SOURCE EXCERPT =
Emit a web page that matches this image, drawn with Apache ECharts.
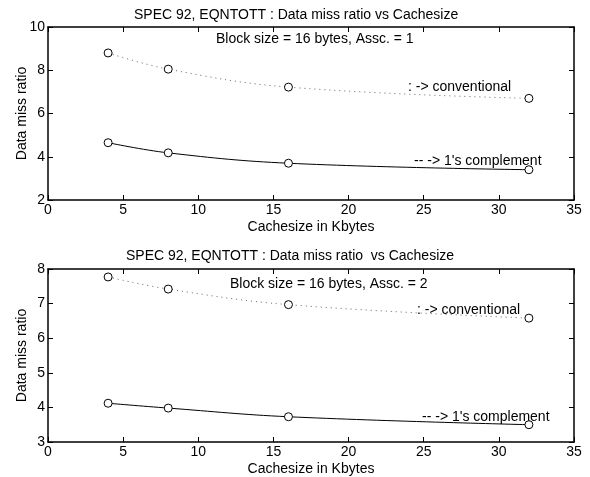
<!DOCTYPE html>
<html>
<head>
<meta charset="utf-8">
<script src="https://cdn.jsdelivr.net/npm/echarts@6/dist/echarts.min.js"></script>
<style>
  html, body { margin: 0; padding: 0; background: #fff; }
  #chart { width: 590px; height: 477px; }
</style>
</head>
<body>
<div id="chart"></div>
<script>
// cache sizes (Kbytes)
var cacheSizes = [4, 8, 16, 32];

// Assc. = 1
var conv1 = [8.8, 8.05, 7.22, 6.7];
var comp1 = [4.65, 4.18, 3.7, 3.4];

// Assc. = 2
var conv2 = [7.77, 7.42, 6.97, 6.58];
var comp2 = [4.12, 3.98, 3.73, 3.5];

var xTicks = [0, 5, 10, 15, 20, 25, 30, 35];

var chart = echarts.init(document.getElementById('chart'));
var font = 'Liberation Sans, Arial, sans-serif';

function pairs(ys) {
  return cacheSizes.map(function (x, i) { return [x, ys[i]]; });
}

function xAx(gi, top) {
  return {
    type: 'value', gridIndex: gi, min: xTicks[0], max: xTicks[xTicks.length - 1], interval: 5,
    position: top ? 'top' : 'bottom',
    name: top ? '' : 'Cachesize in Kbytes', nameLocation: 'middle', nameGap: 20,
    nameMoveOverlap: false,
    nameTextStyle: { color: '#000', fontSize: 14, fontFamily: font },
    axisLine: { show: true, onZero: false, lineStyle: { color: '#000', width: 1.5 } },
    axisTick: { show: true, inside: true, length: 5, lineStyle: { color: '#000' } },
    axisLabel: { show: !top, color: '#000', fontSize: 14, fontFamily: font, margin: 3 },
    splitLine: { show: false }
  };
}

function yAx(gi, min, max, step, right) {
  return {
    type: 'value', gridIndex: gi, min: min, max: max, interval: step,
    position: right ? 'right' : 'left',
    name: right ? '' : 'Data miss ratio', nameLocation: 'middle', nameGap: 19,
    nameMoveOverlap: false,
    nameTextStyle: { color: '#000', fontSize: 14, fontFamily: font },
    axisLine: { show: true, onZero: false, lineStyle: { color: '#000', width: 1.5 } },
    axisTick: { show: true, inside: true, length: 5, lineStyle: { color: '#000' } },
    axisLabel: { show: !right, color: '#000', fontSize: 14, fontFamily: font, margin: 3 },
    splitLine: { show: false }
  };
}

function lineSeries(xi, yi, data, dotted) {
  return {
    type: 'line', xAxisIndex: xi, yAxisIndex: yi, data: pairs(data),
    smooth: 0.4, symbol: 'circle', symbolSize: 8, showSymbol: true,
    lineStyle: { color: dotted ? '#666' : '#000', width: 1, type: dotted ? [1, 4] : 'solid' },
    itemStyle: { color: '#fff', borderColor: '#000', borderWidth: 1 },
    z: 3
  };
}

function txt(left, top, s) {
  return { type: 'text', left: left, top: top,
    style: { text: s, fill: '#000', font: '14px ' + font } };
}

var grid = { containLabel: false, outerBoundsMode: 'none', left: 48, right: 16, height: 173 };

chart.setOption({
  backgroundColor: '#fff',
  animation: false,
  title: [
    { text: 'SPEC 92, EQNTOTT : Data miss ratio vs Cachesize', left: 129, top: 3,
      textStyle: { fontSize: 14, fontWeight: 'normal', color: '#000', fontFamily: font } },
    { text: 'SPEC 92, EQNTOTT : Data miss ratio  vs Cachesize', left: 121, top: 244,
      textStyle: { fontSize: 14, fontWeight: 'normal', color: '#000', fontFamily: font } }
  ],
  grid: [
    Object.assign({}, grid, { top: 27 }),
    Object.assign({}, grid, { top: 269 })
  ],
  xAxis: [xAx(0, false), xAx(0, true), xAx(1, false), xAx(1, true)],
  yAxis: [yAx(0, 2, 10, 2, false), yAx(0, 2, 10, 2, true), yAx(1, 3, 8, 1, false), yAx(1, 3, 8, 1, true)],
  series: [
    lineSeries(0, 0, conv1, true),
    lineSeries(0, 0, comp1, false),
    lineSeries(2, 2, conv2, true),
    lineSeries(2, 2, comp2, false)
  ],
  graphic: [
    txt(216, 32, 'Block size = 16 bytes, Assc. = 1'),
    txt(408, 80, ': -> conventional'),
    txt(414, 154, '-- -> 1\'s complement'),
    txt(230, 277, 'Block size = 16 bytes, Assc. = 2'),
    txt(417, 303, ': -> conventional'),
    txt(422, 410, '-- -> 1\'s complement')
  ]
});
</script>
</body>
</html>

EXERCISE GOAL = Images in the data above are to be skipped. Retype all other material exactly.

SOLUTION BELOW =
Emit a web page that matches this image, drawn with Apache ECharts.
<!DOCTYPE html>
<html>
<head>
<meta charset="utf-8">
<script src="https://cdn.jsdelivr.net/npm/echarts@6/dist/echarts.min.js"></script>
<style>
  html, body { margin: 0; padding: 0; background: #fff; }
  #chart { width: 590px; height: 477px; }
</style>
</head>
<body>
<div id="chart"></div>
<script>
// cache sizes (Kbytes)
var cacheSizes = [4, 8, 16, 32];

// Assc. = 1
var conv1 = [8.8, 8.05, 7.22, 6.7];
var comp1 = [4.65, 4.18, 3.7, 3.4];

// Assc. = 2
var conv2 = [7.77, 7.42, 6.97, 6.58];
var comp2 = [4.12, 3.98, 3.73, 3.5];

var xTicks = [0, 5, 10, 15, 20, 25, 30, 35];

var chart = echarts.init(document.getElementById('chart'));
var font = 'Liberation Sans, Arial, sans-serif';

function pairs(ys) {
  return cacheSizes.map(function (x, i) { return [x, ys[i]]; });
}

function xAx(gi, top) {
  return {
    type: 'value', gridIndex: gi, min: xTicks[0], max: xTicks[xTicks.length - 1], interval: 5,
    position: top ? 'top' : 'bottom',
    name: top ? '' : 'Cachesize in Kbytes', nameLocation: 'middle', nameGap: 20,
    nameMoveOverlap: false,
    nameTextStyle: { color: '#000', fontSize: 14, fontFamily: font },
    axisLine: { show: true, onZero: false, lineStyle: { color: '#000', width: 1.5 } },
    axisTick: { show: true, inside: true, length: 5, lineStyle: { color: '#000' } },
    axisLabel: { show: !top, color: '#000', fontSize: 14, fontFamily: font, margin: 3 },
    splitLine: { show: false }
  };
}

function yAx(gi, min, max, step, right) {
  return {
    type: 'value', gridIndex: gi, min: min, max: max, interval: step,
    position: right ? 'right' : 'left',
    name: right ? '' : 'Data miss ratio', nameLocation: 'middle', nameGap: 19,
    nameMoveOverlap: false,
    nameTextStyle: { color: '#000', fontSize: 14, fontFamily: font },
    axisLine: { show: true, onZero: false, lineStyle: { color: '#000', width: 1.5 } },
    axisTick: { show: true, inside: true, length: 5, lineStyle: { color: '#000' } },
    axisLabel: { show: !right, color: '#000', fontSize: 14, fontFamily: font, margin: 3 },
    splitLine: { show: false }
  };
}

function lineSeries(xi, yi, data, dotted) {
  return {
    type: 'line', xAxisIndex: xi, yAxisIndex: yi, data: pairs(data),
    smooth: 0.4, symbol: 'circle', symbolSize: 8, showSymbol: true,
    lineStyle: { color: dotted ? '#666' : '#000', width: 1, type: dotted ? [1, 4] : 'solid' },
    itemStyle: { color: '#fff', borderColor: '#000', borderWidth: 1 },
    z: 3
  };
}

function txt(left, top, s) {
  return { type: 'text', left: left, top: top,
    style: { text: s, fill: '#000', font: '14px ' + font } };
}

var grid = { containLabel: false, outerBoundsMode: 'none', left: 48, right: 16, height: 173 };

chart.setOption({
  backgroundColor: '#fff',
  animation: false,
  title: [
    { text: 'SPEC 92, EQNTOTT : Data miss ratio vs Cachesize', left: 129, top: 3,
      textStyle: { fontSize: 14, fontWeight: 'normal', color: '#000', fontFamily: font } },
    { text: 'SPEC 92, EQNTOTT : Data miss ratio  vs Cachesize', left: 121, top: 244,
      textStyle: { fontSize: 14, fontWeight: 'normal', color: '#000', fontFamily: font } }
  ],
  grid: [
    Object.assign({}, grid, { top: 27 }),
    Object.assign({}, grid, { top: 269 })
  ],
  xAxis: [xAx(0, false), xAx(0, true), xAx(1, false), xAx(1, true)],
  yAxis: [yAx(0, 2, 10, 2, false), yAx(0, 2, 10, 2, true), yAx(1, 3, 8, 1, false), yAx(1, 3, 8, 1, true)],
  series: [
    lineSeries(0, 0, conv1, true),
    lineSeries(0, 0, comp1, false),
    lineSeries(2, 2, conv2, true),
    lineSeries(2, 2, comp2, false)
  ],
  graphic: [
    txt(216, 32, 'Block size = 16 bytes, Assc. = 1'),
    txt(408, 80, ': -> conventional'),
    txt(414, 154, '-- -> 1\'s complement'),
    txt(230, 277, 'Block size = 16 bytes, Assc. = 2'),
    txt(417, 303, ': -> conventional'),
    txt(422, 410, '-- -> 1\'s complement')
  ]
});
</script>
</body>
</html>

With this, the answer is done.